## WHAT IS REQUIRED
Every line below should be copied exactly; drop the pictures.

## PROVIDED DATA
┌──

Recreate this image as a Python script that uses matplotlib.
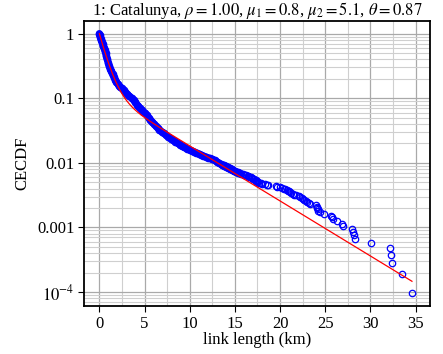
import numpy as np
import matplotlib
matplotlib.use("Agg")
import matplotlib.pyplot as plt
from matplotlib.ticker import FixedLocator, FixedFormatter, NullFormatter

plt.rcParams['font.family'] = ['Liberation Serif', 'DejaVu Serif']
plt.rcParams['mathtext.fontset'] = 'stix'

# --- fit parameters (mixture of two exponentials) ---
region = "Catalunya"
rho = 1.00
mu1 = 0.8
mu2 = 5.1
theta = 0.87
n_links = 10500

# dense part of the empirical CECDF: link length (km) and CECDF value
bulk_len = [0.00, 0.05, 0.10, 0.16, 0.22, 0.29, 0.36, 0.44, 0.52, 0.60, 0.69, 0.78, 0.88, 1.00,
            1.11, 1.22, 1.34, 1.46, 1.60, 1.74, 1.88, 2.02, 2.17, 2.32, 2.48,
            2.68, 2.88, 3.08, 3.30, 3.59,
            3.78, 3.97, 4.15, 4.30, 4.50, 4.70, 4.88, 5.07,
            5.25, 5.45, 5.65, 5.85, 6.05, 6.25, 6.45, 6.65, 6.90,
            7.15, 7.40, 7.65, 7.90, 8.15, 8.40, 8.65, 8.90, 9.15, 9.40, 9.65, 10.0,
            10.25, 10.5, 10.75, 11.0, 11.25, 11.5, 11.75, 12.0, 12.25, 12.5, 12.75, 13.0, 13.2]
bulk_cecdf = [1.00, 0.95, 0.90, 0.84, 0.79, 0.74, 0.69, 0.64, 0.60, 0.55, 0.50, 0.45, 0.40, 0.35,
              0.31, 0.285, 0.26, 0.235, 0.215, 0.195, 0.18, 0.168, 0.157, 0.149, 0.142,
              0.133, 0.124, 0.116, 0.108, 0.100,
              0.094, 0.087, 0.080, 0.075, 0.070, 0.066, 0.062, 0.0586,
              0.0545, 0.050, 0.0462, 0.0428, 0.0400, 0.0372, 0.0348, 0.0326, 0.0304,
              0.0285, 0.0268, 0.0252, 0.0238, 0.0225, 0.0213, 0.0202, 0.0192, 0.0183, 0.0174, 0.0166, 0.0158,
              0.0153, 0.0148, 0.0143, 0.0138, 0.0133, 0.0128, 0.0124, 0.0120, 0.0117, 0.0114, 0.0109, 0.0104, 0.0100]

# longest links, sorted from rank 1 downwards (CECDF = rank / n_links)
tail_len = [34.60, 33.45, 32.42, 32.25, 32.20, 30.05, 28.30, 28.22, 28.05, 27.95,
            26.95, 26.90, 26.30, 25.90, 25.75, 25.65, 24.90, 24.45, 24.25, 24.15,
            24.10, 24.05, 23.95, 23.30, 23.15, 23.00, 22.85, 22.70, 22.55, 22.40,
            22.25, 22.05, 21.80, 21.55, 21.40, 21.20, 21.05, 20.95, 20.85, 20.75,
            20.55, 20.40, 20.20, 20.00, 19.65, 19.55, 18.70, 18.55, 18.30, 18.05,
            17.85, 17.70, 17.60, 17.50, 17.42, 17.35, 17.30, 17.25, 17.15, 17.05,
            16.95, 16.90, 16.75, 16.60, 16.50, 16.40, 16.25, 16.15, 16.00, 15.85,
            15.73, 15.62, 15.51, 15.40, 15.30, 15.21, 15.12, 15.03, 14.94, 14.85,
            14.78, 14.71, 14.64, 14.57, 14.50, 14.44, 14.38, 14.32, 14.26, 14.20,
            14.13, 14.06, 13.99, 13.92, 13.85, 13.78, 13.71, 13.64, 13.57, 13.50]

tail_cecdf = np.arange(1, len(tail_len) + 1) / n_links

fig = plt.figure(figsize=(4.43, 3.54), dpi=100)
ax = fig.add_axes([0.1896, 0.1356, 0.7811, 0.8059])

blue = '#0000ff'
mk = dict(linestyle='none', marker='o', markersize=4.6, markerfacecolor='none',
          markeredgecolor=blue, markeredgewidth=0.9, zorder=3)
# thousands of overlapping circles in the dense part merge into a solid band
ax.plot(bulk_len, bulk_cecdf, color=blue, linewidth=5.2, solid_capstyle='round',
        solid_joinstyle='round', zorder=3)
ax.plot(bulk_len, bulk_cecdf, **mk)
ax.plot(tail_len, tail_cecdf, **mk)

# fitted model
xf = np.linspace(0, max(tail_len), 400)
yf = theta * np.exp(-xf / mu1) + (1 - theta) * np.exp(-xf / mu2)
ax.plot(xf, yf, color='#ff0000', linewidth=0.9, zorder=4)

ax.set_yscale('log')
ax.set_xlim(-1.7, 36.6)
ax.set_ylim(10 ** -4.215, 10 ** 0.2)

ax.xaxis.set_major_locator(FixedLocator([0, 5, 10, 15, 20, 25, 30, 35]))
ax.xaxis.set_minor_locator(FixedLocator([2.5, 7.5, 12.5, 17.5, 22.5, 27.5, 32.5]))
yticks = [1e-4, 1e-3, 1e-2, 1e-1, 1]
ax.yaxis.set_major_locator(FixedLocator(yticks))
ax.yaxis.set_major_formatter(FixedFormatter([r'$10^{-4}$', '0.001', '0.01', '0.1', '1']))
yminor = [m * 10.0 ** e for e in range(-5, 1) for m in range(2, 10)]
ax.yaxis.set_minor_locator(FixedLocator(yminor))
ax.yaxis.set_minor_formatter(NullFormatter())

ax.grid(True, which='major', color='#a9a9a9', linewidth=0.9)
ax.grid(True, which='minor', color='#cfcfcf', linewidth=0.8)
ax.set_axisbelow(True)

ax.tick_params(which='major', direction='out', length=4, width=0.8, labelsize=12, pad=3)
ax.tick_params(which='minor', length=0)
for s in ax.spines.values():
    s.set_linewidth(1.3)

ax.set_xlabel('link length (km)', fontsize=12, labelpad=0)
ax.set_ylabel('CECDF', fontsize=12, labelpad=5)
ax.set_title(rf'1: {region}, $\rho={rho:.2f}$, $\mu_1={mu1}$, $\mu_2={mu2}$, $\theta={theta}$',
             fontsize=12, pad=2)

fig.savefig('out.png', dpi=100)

└──

## SOLUTION
Recreate this image as a Python script that uses matplotlib.
import numpy as np
import matplotlib
matplotlib.use("Agg")
import matplotlib.pyplot as plt
from matplotlib.ticker import FixedLocator, FixedFormatter, NullFormatter

plt.rcParams['font.family'] = ['Liberation Serif', 'DejaVu Serif']
plt.rcParams['mathtext.fontset'] = 'stix'

# --- fit parameters (mixture of two exponentials) ---
region = "Catalunya"
rho = 1.00
mu1 = 0.8
mu2 = 5.1
theta = 0.87
n_links = 10500

# dense part of the empirical CECDF: link length (km) and CECDF value
bulk_len = [0.00, 0.05, 0.10, 0.16, 0.22, 0.29, 0.36, 0.44, 0.52, 0.60, 0.69, 0.78, 0.88, 1.00,
            1.11, 1.22, 1.34, 1.46, 1.60, 1.74, 1.88, 2.02, 2.17, 2.32, 2.48,
            2.68, 2.88, 3.08, 3.30, 3.59,
            3.78, 3.97, 4.15, 4.30, 4.50, 4.70, 4.88, 5.07,
            5.25, 5.45, 5.65, 5.85, 6.05, 6.25, 6.45, 6.65, 6.90,
            7.15, 7.40, 7.65, 7.90, 8.15, 8.40, 8.65, 8.90, 9.15, 9.40, 9.65, 10.0,
            10.25, 10.5, 10.75, 11.0, 11.25, 11.5, 11.75, 12.0, 12.25, 12.5, 12.75, 13.0, 13.2]
bulk_cecdf = [1.00, 0.95, 0.90, 0.84, 0.79, 0.74, 0.69, 0.64, 0.60, 0.55, 0.50, 0.45, 0.40, 0.35,
              0.31, 0.285, 0.26, 0.235, 0.215, 0.195, 0.18, 0.168, 0.157, 0.149, 0.142,
              0.133, 0.124, 0.116, 0.108, 0.100,
              0.094, 0.087, 0.080, 0.075, 0.070, 0.066, 0.062, 0.0586,
              0.0545, 0.050, 0.0462, 0.0428, 0.0400, 0.0372, 0.0348, 0.0326, 0.0304,
              0.0285, 0.0268, 0.0252, 0.0238, 0.0225, 0.0213, 0.0202, 0.0192, 0.0183, 0.0174, 0.0166, 0.0158,
              0.0153, 0.0148, 0.0143, 0.0138, 0.0133, 0.0128, 0.0124, 0.0120, 0.0117, 0.0114, 0.0109, 0.0104, 0.0100]

# longest links, sorted from rank 1 downwards (CECDF = rank / n_links)
tail_len = [34.60, 33.45, 32.42, 32.25, 32.20, 30.05, 28.30, 28.22, 28.05, 27.95,
            26.95, 26.90, 26.30, 25.90, 25.75, 25.65, 24.90, 24.45, 24.25, 24.15,
            24.10, 24.05, 23.95, 23.30, 23.15, 23.00, 22.85, 22.70, 22.55, 22.40,
            22.25, 22.05, 21.80, 21.55, 21.40, 21.20, 21.05, 20.95, 20.85, 20.75,
            20.55, 20.40, 20.20, 20.00, 19.65, 19.55, 18.70, 18.55, 18.30, 18.05,
            17.85, 17.70, 17.60, 17.50, 17.42, 17.35, 17.30, 17.25, 17.15, 17.05,
            16.95, 16.90, 16.75, 16.60, 16.50, 16.40, 16.25, 16.15, 16.00, 15.85,
            15.73, 15.62, 15.51, 15.40, 15.30, 15.21, 15.12, 15.03, 14.94, 14.85,
            14.78, 14.71, 14.64, 14.57, 14.50, 14.44, 14.38, 14.32, 14.26, 14.20,
            14.13, 14.06, 13.99, 13.92, 13.85, 13.78, 13.71, 13.64, 13.57, 13.50]

tail_cecdf = np.arange(1, len(tail_len) + 1) / n_links

fig = plt.figure(figsize=(4.43, 3.54), dpi=100)
ax = fig.add_axes([0.1896, 0.1356, 0.7811, 0.8059])

blue = '#0000ff'
mk = dict(linestyle='none', marker='o', markersize=4.6, markerfacecolor='none',
          markeredgecolor=blue, markeredgewidth=0.9, zorder=3)
# thousands of overlapping circles in the dense part merge into a solid band
ax.plot(bulk_len, bulk_cecdf, color=blue, linewidth=5.2, solid_capstyle='round',
        solid_joinstyle='round', zorder=3)
ax.plot(bulk_len, bulk_cecdf, **mk)
ax.plot(tail_len, tail_cecdf, **mk)

# fitted model
xf = np.linspace(0, max(tail_len), 400)
yf = theta * np.exp(-xf / mu1) + (1 - theta) * np.exp(-xf / mu2)
ax.plot(xf, yf, color='#ff0000', linewidth=0.9, zorder=4)

ax.set_yscale('log')
ax.set_xlim(-1.7, 36.6)
ax.set_ylim(10 ** -4.215, 10 ** 0.2)

ax.xaxis.set_major_locator(FixedLocator([0, 5, 10, 15, 20, 25, 30, 35]))
ax.xaxis.set_minor_locator(FixedLocator([2.5, 7.5, 12.5, 17.5, 22.5, 27.5, 32.5]))
yticks = [1e-4, 1e-3, 1e-2, 1e-1, 1]
ax.yaxis.set_major_locator(FixedLocator(yticks))
ax.yaxis.set_major_formatter(FixedFormatter([r'$10^{-4}$', '0.001', '0.01', '0.1', '1']))
yminor = [m * 10.0 ** e for e in range(-5, 1) for m in range(2, 10)]
ax.yaxis.set_minor_locator(FixedLocator(yminor))
ax.yaxis.set_minor_formatter(NullFormatter())

ax.grid(True, which='major', color='#a9a9a9', linewidth=0.9)
ax.grid(True, which='minor', color='#cfcfcf', linewidth=0.8)
ax.set_axisbelow(True)

ax.tick_params(which='major', direction='out', length=4, width=0.8, labelsize=12, pad=3)
ax.tick_params(which='minor', length=0)
for s in ax.spines.values():
    s.set_linewidth(1.3)

ax.set_xlabel('link length (km)', fontsize=12, labelpad=0)
ax.set_ylabel('CECDF', fontsize=12, labelpad=5)
ax.set_title(rf'1: {region}, $\rho={rho:.2f}$, $\mu_1={mu1}$, $\mu_2={mu2}$, $\theta={theta}$',
             fontsize=12, pad=2)

fig.savefig('out.png', dpi=100)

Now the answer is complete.